そしてメルセデスチーム2台が同時にアタックモードに入ると、各チーム、アタックモードに入り、レース順位は激しく動く。全車のアタックモードが終了しないと順位の整理ができないほど混乱し、あちこちでオーバーテイクシーンが繰り広げられ迫力は満点だ。

そうした中9番手スタートのミッチ・エヴァンス(ジャガー)が6位まで順位を上げつつも、アタックモードは残している。上位6台はフラインス、ヴァンドーン、デ・フリース、ダ・コスタ、エヴァンス、ヴェルニューとなり、途中エヴァンスはアタックモード中のヴェルニューをアタックモードを使わずとも交わすなどして3番手まで浮上してくる。

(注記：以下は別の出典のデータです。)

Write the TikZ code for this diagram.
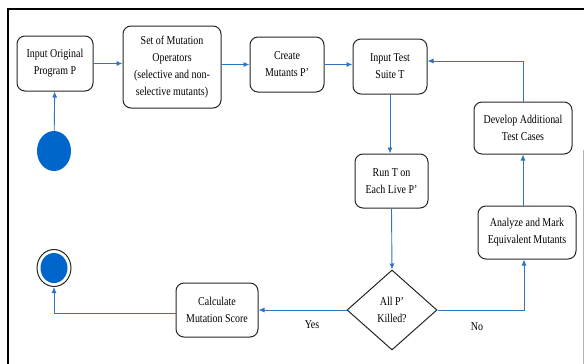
\documentclass[tikz,border=0pt]{standalone}
\usepackage{fontspec}
\setmainfont{Liberation Serif}[FakeStretch=0.83]
\usetikzlibrary{shapes.geometric,arrows.meta}
\definecolor{flow}{RGB}{46,117,190}
\definecolor{dot}{RGB}{0,102,204}
\begin{document}
\begin{tikzpicture}[x=1pt,y=-1pt,
  box/.style={draw=black!85,line width=1pt,rounded corners=8pt,align=center,
    inner sep=0pt,font=\fontsize{12}{17}\selectfont},
  dec/.style={draw=black!85,line width=1pt,diamond,align=center,inner sep=0pt,
    minimum width=90pt,minimum height=80pt,font=\fontsize{12}{17}\selectfont},
  conn/.style={draw=flow,line width=0.9pt,-{Latex[length=6pt,width=5pt]}},
  lbl/.style={font=\fontsize{12}{13}\selectfont,inner sep=0pt}]
\useasboundingbox (0,0) rectangle (584,364);
% frame
\draw[line width=2pt,black] (8,364) -- (8,9) -- (584,9);
\draw[line width=0.6pt,black!30] (583,150) -- (583,364);
% nodes
\node[box,minimum width=76pt,minimum height=55pt] (b1) at (55,63.5) {Input Original\\Program P};
\node[box,minimum width=98pt,minimum height=82pt] (b2) at (172,67) {Set of Mutation\\Operators\\(selective and non-\\selective mutants)};
\node[box,minimum width=74pt,minimum height=55pt] (b3) at (287,64.5) {Create\\Mutants P'};
\node[box,minimum width=74pt,minimum height=55pt] (b4) at (390,66.5) {Input Test\\Suite T};
\node[box,minimum width=73pt,minimum height=54pt] (b5) at (391.5,181) {Run T on\\Each Live P'};
\node[dec] (dia) at (392,310) {All P'\\Killed?};
\node[box,minimum width=98pt,minimum height=53pt] (an) at (527,232.5) {Analyze and Mark\\Equivalent Mutants};
\node[box,minimum width=98pt,minimum height=52pt] (dev) at (523,128) {Develop Additional\\Test Cases};
\node[box,minimum width=82pt,minimum height=54pt] (calc) at (217,310) {Calculate\\Mutation Score};
\node[ellipse,fill=dot,minimum width=34pt,minimum height=40pt,inner sep=0pt] (start) at (54,151) {};
\node[ellipse,draw=black!85,line width=1pt,minimum width=34pt,minimum height=37pt,inner sep=0pt] (end) at (54,268) {};
\node[ellipse,fill=dot,minimum width=27pt,minimum height=30pt,inner sep=0pt] (endin) at (54,268) {};
\node[lbl] (yes) at (312,325) {Yes};
\node[lbl] (no) at (477,327) {No};
% connectors
\draw[conn] (start) -- (b1);
\draw[conn] (b1.east) -- (b1.east -| b2.west);
\draw[conn] (b3.west -| b2.east) -- (b3.west);
\draw[conn] (b3.east) -- (b3.east -| b4.west);
\draw[conn] (b4.south) -- (b4.south |- b5.north);
\draw[conn] (b5.south) -- (dia.north);
\draw[conn] (dia.east) -| ([xshift=-3pt]an.south);
\draw[conn] (dev.south |- an.north) -- (dev.south);
\draw[conn] (dev.north) |- ([yshift=5.5pt]b4.east);
\draw[conn] (dia.west) -- (calc.east);
\draw[conn] ([yshift=-3pt]calc.west) -| (end.south);
\end{tikzpicture}
\end{document}
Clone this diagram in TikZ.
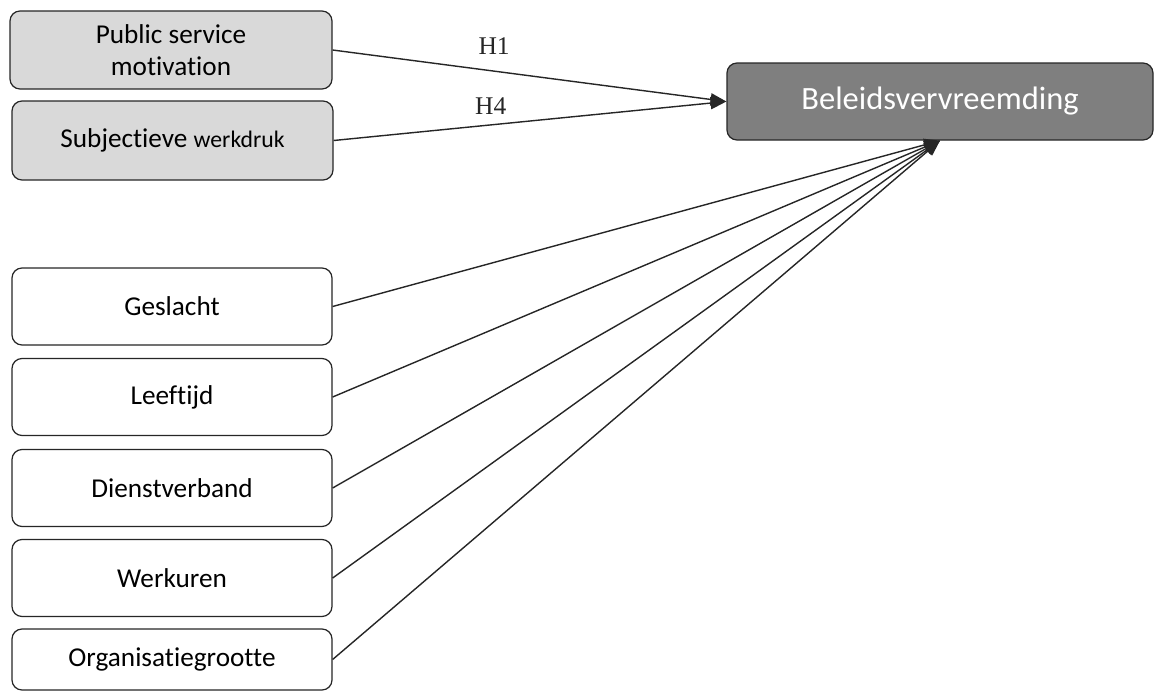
\documentclass[tikz,border=0pt]{standalone}
\usepackage{fontspec}
\setmainfont[Ligatures=NoCommon]{Carlito}
\newfontfamily\hfont{Liberation Serif}
\usetikzlibrary{arrows.meta}
\definecolor{IndBox}{RGB}{217,217,217}
\definecolor{DepBox}{RGB}{127,127,127}

\begin{document}
\begin{tikzpicture}[x=0.02cm,y=-0.02cm,>={Triangle[length=9pt,width=7pt]},
  varbox/.style={draw=black!85,line width=0.7pt,rounded corners=0.2cm,align=center,
    inner sep=0pt,font=\fontsize{15.5}{18}\selectfont},
  indbox/.style={varbox,fill=IndBox},
  ctrlbox/.style={varbox,fill=white,minimum width=320*0.02cm,minimum height=77*0.02cm},
  link/.style={->,line width=0.8pt,black!85},
  hyp/.style={font=\hfont\fontsize{14.5}{17}\selectfont}]
\useasboundingbox (0,0) rectangle (1155,691);

\node[indbox,minimum width=322*0.02cm,minimum height=78*0.02cm] (psm) at (171,50)
  {Public service\\motivation};
\node[indbox,minimum width=321*0.02cm,minimum height=79*0.02cm] (wd) at (172.5,140.5)
  {Subjectieve {\fontsize{13.5}{16}\selectfont werkdruk}};

\node[varbox,fill=DepBox,text=white,minimum width=426*0.02cm,minimum height=77*0.02cm,
  font=\fontsize{18.5}{22}\selectfont] (bv) at (940,101.5) {Beleidsvervreemding};

\node[ctrlbox] (gesl) at (172,306.5) {Geslacht};
\node[ctrlbox] (leef) at (172,397) {Leeftijd};
\node[ctrlbox] (dienst) at (172,488) {Dienstverband};
\node[ctrlbox] (uren) at (172,578) {Werkuren};
\node[ctrlbox,minimum height=61*0.02cm] (org) at (172,659.5) {Organisatiegrootte};

\draw[link] (psm.east) -- (bv.west) node[hyp,pos=0.41,above=6pt] {H1};
\draw[link] (wd.east) -- (bv.west) node[hyp,pos=0.40,above=2pt] {H4};

\foreach \c in {gesl,leef,dienst,uren,org}
  \draw[link] (\c.east) -- (bv.south);
\end{tikzpicture}
\end{document}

終盤、トップ争いを繰り広げるフラインス、ヴァンドーンはアタックモードは使い切り、周回を重ねるが終盤にアタックモードを残していたエヴァンスがトップ2台を攻め始める。また後方の4番手以降ではデニスが激しいアタックを繰り広げ徐々に順位を上げていくが、レースコントロールから5秒のペナルティを指示され実質の順位を下げてしまう。

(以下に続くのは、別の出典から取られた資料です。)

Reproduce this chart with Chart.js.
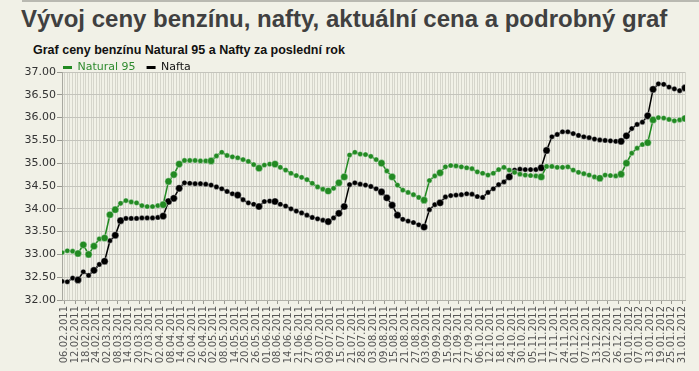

レースは序盤のFCYがあり5分15秒加算されたレース時間になり、バッテリー残量争いが勃発するかに見えたが、結果的にアタックモードを残してたエヴァンスが苦労せずトップ2台を交わし、さらにフラインス、ヴァンドーンを引き離す余裕まで生まれた。

最終ラップ、エヴァンスが危なげなく通算3勝目をあげ、この時3%の残量がある余裕も。フラインスも最後逃げ切り2位、3番手争いはヴァンドーンとヴェルニューが激しく争うもヴァンドーンが抑え切り3位となった。またオープニングラップで右フロントフェンダーを失っていたサム・バードは5位に入賞する活躍を見せた。

ローマの第4戦はトリッキーなコースレイアウト、バンピーな路面、大回りを余儀なくされるアタックモードゾーンの設定など、レース展開を複雑にする工夫があり、順位入れ替えが激しく、面白い展開を見ることができた。そして翌日は第5戦が同じコースで開催される。